━━━━━ Information provided ━━━━━
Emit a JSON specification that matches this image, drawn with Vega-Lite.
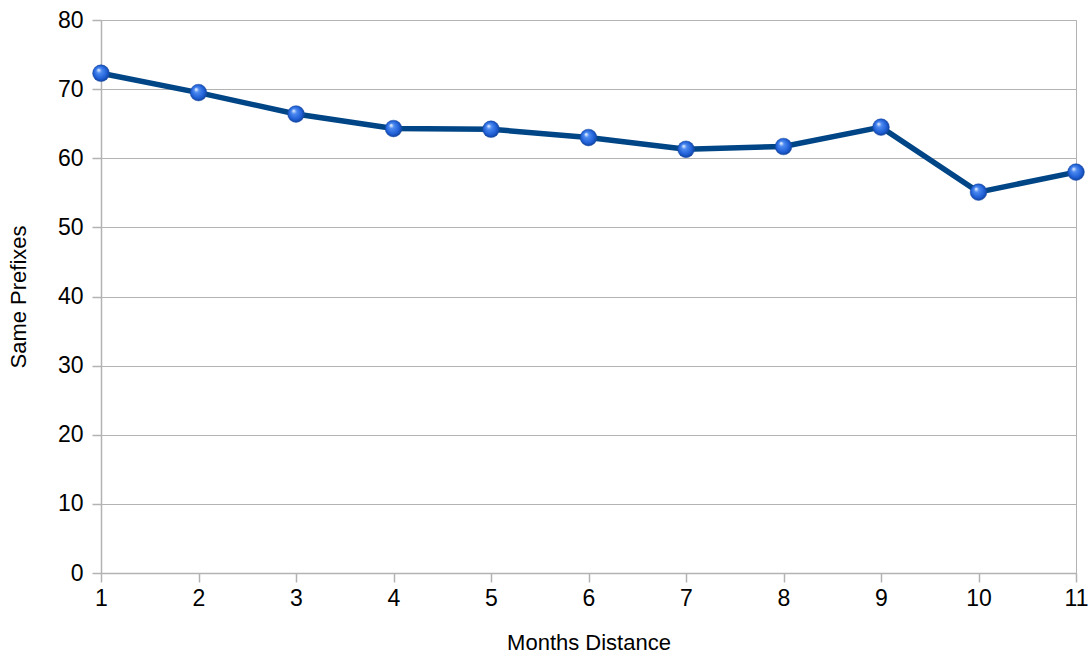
{
  "$schema": "https://vega.github.io/schema/vega-lite/v6.json",
  "width": 975,
  "height": 553,
  "autosize": {"type": "none"},
  "padding": {"left": 101, "top": 20, "right": 14, "bottom": 82},
  "background": "white",
  "config": {
    "view": {"stroke": "#b3b3b3", "strokeWidth": 1},
    "font": "Liberation Sans",
    "axis": {
      "labelFont": "Liberation Sans",
      "titleFont": "Liberation Sans",
      "labelColor": "#000000",
      "titleColor": "#000000",
      "labelFontSize": 23,
      "titleFontSize": 22,
      "titleFontWeight": "normal",
      "domainColor": "#b3b3b3",
      "tickColor": "#b3b3b3",
      "gridColor": "#b3b3b3",
      "tickSize": 9,
      "domainWidth": 1.5,
      "tickWidth": 1.5
    }
  },
  "data": {
    "values": [
      {"month": 1, "value": 72.3},
      {"month": 2, "value": 69.5},
      {"month": 3, "value": 66.4},
      {"month": 4, "value": 64.3},
      {"month": 5, "value": 64.2},
      {"month": 6, "value": 63.0},
      {"month": 7, "value": 61.3},
      {"month": 8, "value": 61.7},
      {"month": 9, "value": 64.5},
      {"month": 10, "value": 55.1},
      {"month": 11, "value": 58.0}
    ]
  },
  "encoding": {
    "x": {
      "field": "month",
      "type": "quantitative",
      "scale": {"domain": [1, 11], "nice": false, "zero": false},
      "axis": {
        "values": [1, 2, 3, 4, 5, 6, 7, 8, 9, 10, 11],
        "grid": false,
        "title": "Months Distance",
        "labelPadding": 5,
        "titlePadding": 22,
        "labelFlush": false
      }
    },
    "y": {
      "field": "value",
      "type": "quantitative",
      "scale": {"domain": [0, 80], "nice": false},
      "axis": {
        "values": [0, 10, 20, 30, 40, 50, 60, 70, 80],
        "grid": true,
        "title": "Same Prefixes",
        "labelPadding": 9,
        "titlePadding": 27
      }
    }
  },
  "layer": [
    {
      "mark": {"type": "line", "color": "#004586", "strokeWidth": 5.5}
    },
    {
      "mark": {
        "type": "point",
        "filled": true,
        "size": 280,
        "opacity": 1,
        "stroke": "#1a4fa8",
        "strokeWidth": 0.5,
        "fill": {
          "gradient": "radial",
          "x1": 0.35, "y1": 0.3, "r1": 0.02,
          "x2": 0.5, "y2": 0.5, "r2": 0.55,
          "stops": [
            {"offset": 0, "color": "#e6f0ff"},
            {"offset": 0.25, "color": "#4d8af0"},
            {"offset": 0.7, "color": "#1f5fd6"},
            {"offset": 1, "color": "#0d3a8c"}
          ]
        }
      }
    }
  ]
}
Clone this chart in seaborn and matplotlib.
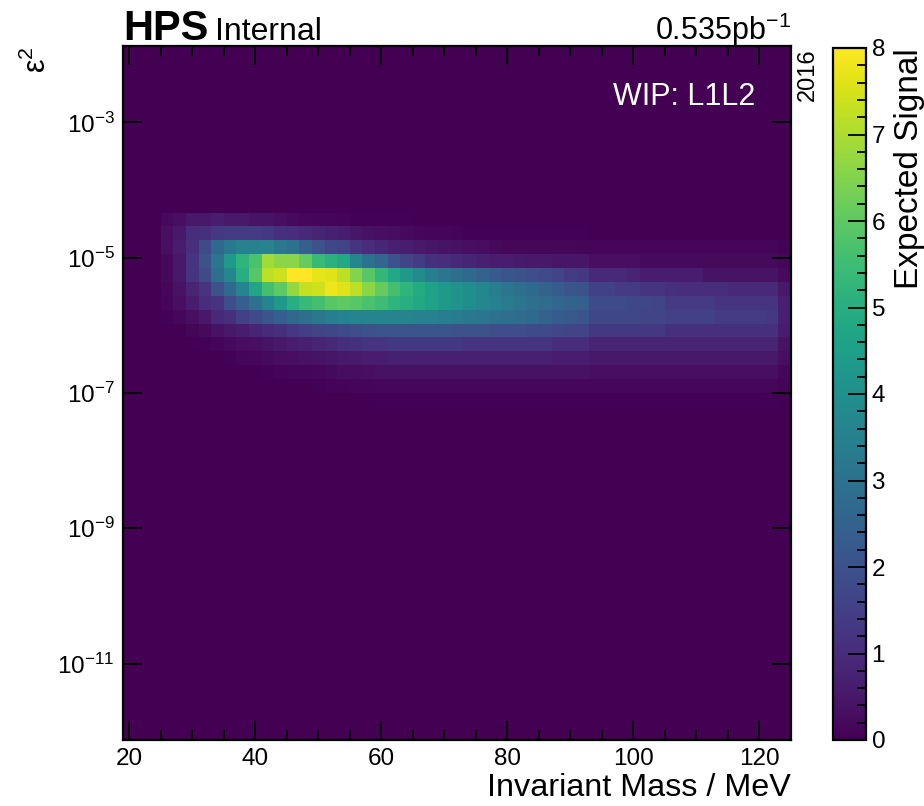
━━━━━
**Problem requirements:**
Write out the records above exactly as they appear, leaving out any pictures.

**Result:**
Emit a JSON specification that matches this image, drawn with Vega-Lite.
{
  "$schema": "https://vega.github.io/schema/vega-lite/v6.json",
  "width": 975,
  "height": 553,
  "autosize": {"type": "none"},
  "padding": {"left": 101, "top": 20, "right": 14, "bottom": 82},
  "background": "white",
  "config": {
    "view": {"stroke": "#b3b3b3", "strokeWidth": 1},
    "font": "Liberation Sans",
    "axis": {
      "labelFont": "Liberation Sans",
      "titleFont": "Liberation Sans",
      "labelColor": "#000000",
      "titleColor": "#000000",
      "labelFontSize": 23,
      "titleFontSize": 22,
      "titleFontWeight": "normal",
      "domainColor": "#b3b3b3",
      "tickColor": "#b3b3b3",
      "gridColor": "#b3b3b3",
      "tickSize": 9,
      "domainWidth": 1.5,
      "tickWidth": 1.5
    }
  },
  "data": {
    "values": [
      {"month": 1, "value": 72.3},
      {"month": 2, "value": 69.5},
      {"month": 3, "value": 66.4},
      {"month": 4, "value": 64.3},
      {"month": 5, "value": 64.2},
      {"month": 6, "value": 63.0},
      {"month": 7, "value": 61.3},
      {"month": 8, "value": 61.7},
      {"month": 9, "value": 64.5},
      {"month": 10, "value": 55.1},
      {"month": 11, "value": 58.0}
    ]
  },
  "encoding": {
    "x": {
      "field": "month",
      "type": "quantitative",
      "scale": {"domain": [1, 11], "nice": false, "zero": false},
      "axis": {
        "values": [1, 2, 3, 4, 5, 6, 7, 8, 9, 10, 11],
        "grid": false,
        "title": "Months Distance",
        "labelPadding": 5,
        "titlePadding": 22,
        "labelFlush": false
      }
    },
    "y": {
      "field": "value",
      "type": "quantitative",
      "scale": {"domain": [0, 80], "nice": false},
      "axis": {
        "values": [0, 10, 20, 30, 40, 50, 60, 70, 80],
        "grid": true,
        "title": "Same Prefixes",
        "labelPadding": 9,
        "titlePadding": 27
      }
    }
  },
  "layer": [
    {
      "mark": {"type": "line", "color": "#004586", "strokeWidth": 5.5}
    },
    {
      "mark": {
        "type": "point",
        "filled": true,
        "size": 280,
        "opacity": 1,
        "stroke": "#1a4fa8",
        "strokeWidth": 0.5,
        "fill": {
          "gradient": "radial",
          "x1": 0.35, "y1": 0.3, "r1": 0.02,
          "x2": 0.5, "y2": 0.5, "r2": 0.55,
          "stops": [
            {"offset": 0, "color": "#e6f0ff"},
            {"offset": 0.25, "color": "#4d8af0"},
            {"offset": 0.7, "color": "#1f5fd6"},
            {"offset": 1, "color": "#0d3a8c"}
          ]
        }
      }
    }
  ]
}
Clone this chart in seaborn and matplotlib.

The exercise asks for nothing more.